==== DATA BLOCK ====
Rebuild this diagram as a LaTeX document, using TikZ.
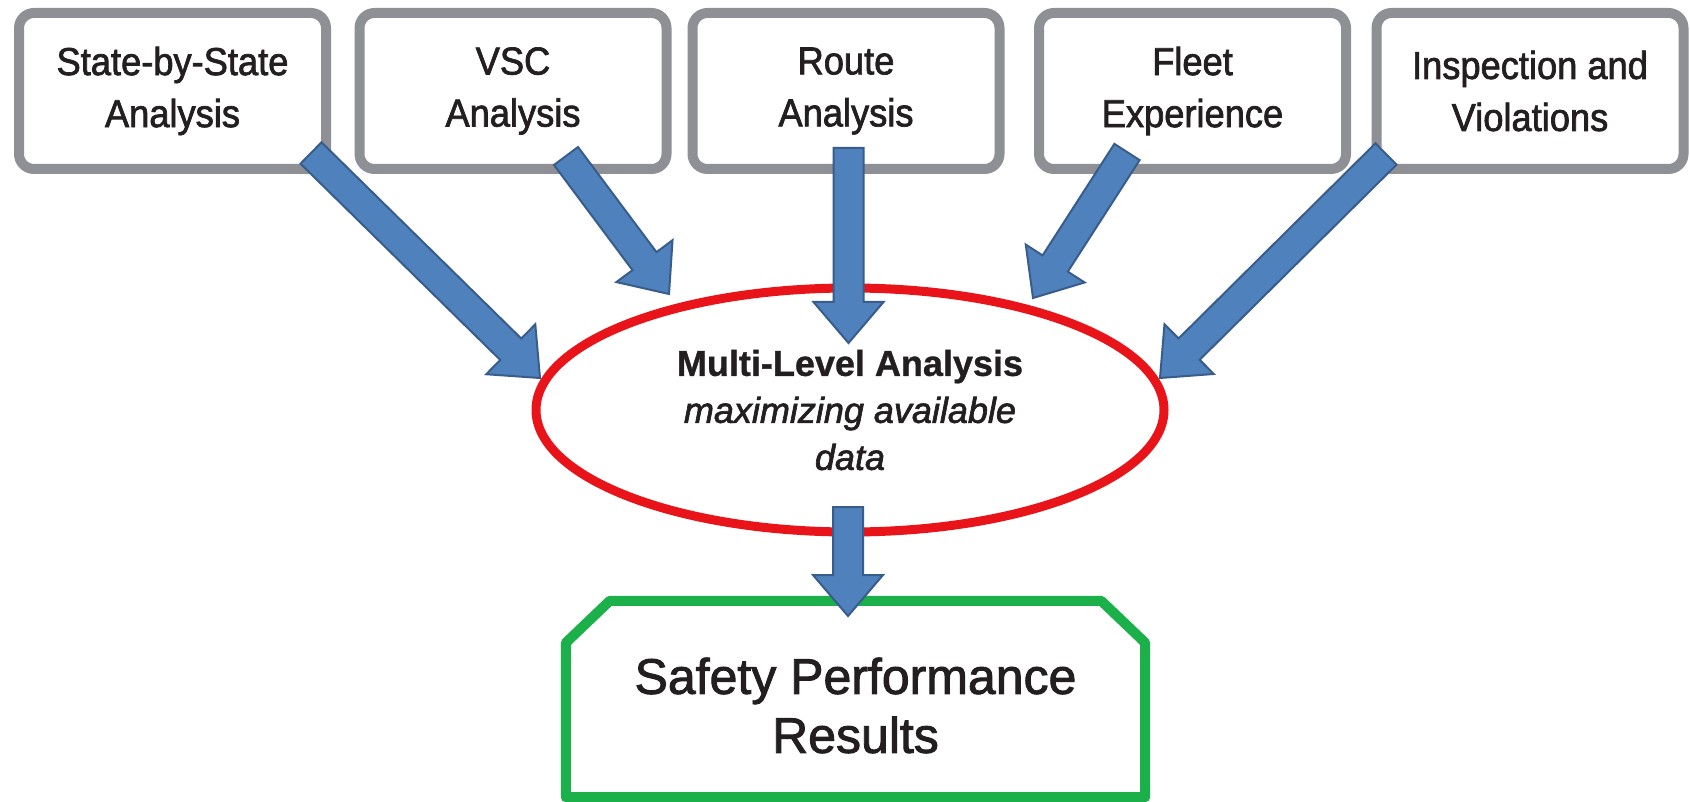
\documentclass[tikz,border=0pt]{standalone}
\usepackage{fontspec}
\setmainfont[UprightFeatures={FakeBold=1.8},ItalicFeatures={FakeBold=1.8},BoldFeatures={FakeBold=1}]{Liberation Sans}
\newfontfamily\boxfont[FakeStretch=0.93,FakeBold=1.8]{Liberation Sans}
\usetikzlibrary{calc,shapes.geometric}
\definecolor{boxgray}{RGB}{142,144,149}
\definecolor{ellred}{RGB}{232,20,26}
\definecolor{resgreen}{RGB}{28,176,75}
\definecolor{arrfill}{RGB}{79,129,189}
\definecolor{arrline}{RGB}{56,93,138}
\definecolor{txt}{RGB}{35,31,32}
\tikzset{
  srcbox/.style={draw=boxgray, line width=10pt, rounded corners=15pt, fill=white,
    minimum width=307pt, minimum height=156pt, inner sep=0pt, align=center,
    text=txt, font=\boxfont\fontsize{39pt}{52pt}\selectfont},
  ellnode/.style={ellipse, draw=ellred, line width=9pt, fill=white,
    minimum width=628pt, minimum height=244pt, inner sep=0pt, align=center,
    text=txt, font=\fontsize{36pt}{47pt}\selectfont},
  resframe/.style={minimum width=579pt, minimum height=196pt, inner sep=0pt},
  restext/.style={inner sep=0pt, align=center, text=txt,
    font=\fontsize{50pt}{59pt}\selectfont},
  resline/.style={draw=resgreen, line width=10pt, line join=round},
  blockarr/.style={fill=arrfill, draw=arrline, line width=2pt, line join=miter},
}
\newcommand\blkarrow[2]{%
  \coordinate (hb) at ($(#2)!41pt!(#1)$);
  \filldraw[blockarr] ($(#1)!15pt!90:(#2)$) -- ($(hb)!15pt!90:(#2)$)
    -- ($(hb)!35pt!90:(#2)$) -- (#2) -- ($(hb)!35pt!-90:(#2)$)
    -- ($(hb)!15pt!-90:(#2)$) -- ($(#1)!15pt!-90:(#2)$) -- cycle;}
\begin{document}
\begin{tikzpicture}[x=1pt,y=-1pt]
\useasboundingbox[fill=white] (0,0) rectangle (1690,802);
% source boxes
\node[srcbox] (b1) at (172.5,91) {State-by-State\\Analysis};
\node[srcbox] (b2) at (513,91) {VSC\\Analysis};
\node[srcbox] (b3) at (846,91) {Route\\Analysis};
\node[srcbox] (b4) at (1192.5,91) {Fleet\\Experience};
\node[srcbox] (b5) at (1530,91) {Inspection and\\Violations};
% ellipse
\node[ellnode] (ell) at (850,410) {\textbf{Multi-Level Analysis}\\\textit{maximizing available}\\\textit{data}};
% result box
\node[resframe] (res) at (855.5,699) {};
\node[restext] (rest) at ([yshift=-6.5pt]res.center) {Safety Performance\\Results};
\draw[resline] (res.south west) -- ([yshift=-42pt]res.north west)
  -- ([xshift=44pt]res.north west) -- ([xshift=-44pt]res.north east)
  -- ([yshift=-42pt]res.north east) -- (res.south east) -- cycle;
% arrow end points
\coordinate (t1) at (311,153);   \coordinate (h1) at (540,378);
\coordinate (t2) at (566,156);   \coordinate (h2) at (669,294);
\coordinate (t3) at (848.5,148); \coordinate (h3) at (848.5,343);
\coordinate (t4) at (1127,152);  \coordinate (h4) at (1033,298);
\coordinate (t5) at (1386,154);  \coordinate (h5) at (1160,378);
\coordinate (t6) at (848,507);   \coordinate (h6) at (848,616);
\blkarrow{t1}{h1}
\blkarrow{t2}{h2}
\blkarrow{t3}{h3}
\blkarrow{t4}{h4}
\blkarrow{t5}{h5}
\blkarrow{t6}{h6}
\end{tikzpicture}
\end{document}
====
## WRITTEN INSTRUCTION
Reproduce the material above verbatim; omit every picture.

## EXPECTED ANSWER
Rebuild this diagram as a LaTeX document, using TikZ.
\documentclass[tikz,border=0pt]{standalone}
\usepackage{fontspec}
\setmainfont[UprightFeatures={FakeBold=1.8},ItalicFeatures={FakeBold=1.8},BoldFeatures={FakeBold=1}]{Liberation Sans}
\newfontfamily\boxfont[FakeStretch=0.93,FakeBold=1.8]{Liberation Sans}
\usetikzlibrary{calc,shapes.geometric}
\definecolor{boxgray}{RGB}{142,144,149}
\definecolor{ellred}{RGB}{232,20,26}
\definecolor{resgreen}{RGB}{28,176,75}
\definecolor{arrfill}{RGB}{79,129,189}
\definecolor{arrline}{RGB}{56,93,138}
\definecolor{txt}{RGB}{35,31,32}
\tikzset{
  srcbox/.style={draw=boxgray, line width=10pt, rounded corners=15pt, fill=white,
    minimum width=307pt, minimum height=156pt, inner sep=0pt, align=center,
    text=txt, font=\boxfont\fontsize{39pt}{52pt}\selectfont},
  ellnode/.style={ellipse, draw=ellred, line width=9pt, fill=white,
    minimum width=628pt, minimum height=244pt, inner sep=0pt, align=center,
    text=txt, font=\fontsize{36pt}{47pt}\selectfont},
  resframe/.style={minimum width=579pt, minimum height=196pt, inner sep=0pt},
  restext/.style={inner sep=0pt, align=center, text=txt,
    font=\fontsize{50pt}{59pt}\selectfont},
  resline/.style={draw=resgreen, line width=10pt, line join=round},
  blockarr/.style={fill=arrfill, draw=arrline, line width=2pt, line join=miter},
}
\newcommand\blkarrow[2]{%
  \coordinate (hb) at ($(#2)!41pt!(#1)$);
  \filldraw[blockarr] ($(#1)!15pt!90:(#2)$) -- ($(hb)!15pt!90:(#2)$)
    -- ($(hb)!35pt!90:(#2)$) -- (#2) -- ($(hb)!35pt!-90:(#2)$)
    -- ($(hb)!15pt!-90:(#2)$) -- ($(#1)!15pt!-90:(#2)$) -- cycle;}
\begin{document}
\begin{tikzpicture}[x=1pt,y=-1pt]
\useasboundingbox[fill=white] (0,0) rectangle (1690,802);
% source boxes
\node[srcbox] (b1) at (172.5,91) {State-by-State\\Analysis};
\node[srcbox] (b2) at (513,91) {VSC\\Analysis};
\node[srcbox] (b3) at (846,91) {Route\\Analysis};
\node[srcbox] (b4) at (1192.5,91) {Fleet\\Experience};
\node[srcbox] (b5) at (1530,91) {Inspection and\\Violations};
% ellipse
\node[ellnode] (ell) at (850,410) {\textbf{Multi-Level Analysis}\\\textit{maximizing available}\\\textit{data}};
% result box
\node[resframe] (res) at (855.5,699) {};
\node[restext] (rest) at ([yshift=-6.5pt]res.center) {Safety Performance\\Results};
\draw[resline] (res.south west) -- ([yshift=-42pt]res.north west)
  -- ([xshift=44pt]res.north west) -- ([xshift=-44pt]res.north east)
  -- ([yshift=-42pt]res.north east) -- (res.south east) -- cycle;
% arrow end points
\coordinate (t1) at (311,153);   \coordinate (h1) at (540,378);
\coordinate (t2) at (566,156);   \coordinate (h2) at (669,294);
\coordinate (t3) at (848.5,148); \coordinate (h3) at (848.5,343);
\coordinate (t4) at (1127,152);  \coordinate (h4) at (1033,298);
\coordinate (t5) at (1386,154);  \coordinate (h5) at (1160,378);
\coordinate (t6) at (848,507);   \coordinate (h6) at (848,616);
\blkarrow{t1}{h1}
\blkarrow{t2}{h2}
\blkarrow{t3}{h3}
\blkarrow{t4}{h4}
\blkarrow{t5}{h5}
\blkarrow{t6}{h6}
\end{tikzpicture}
\end{document}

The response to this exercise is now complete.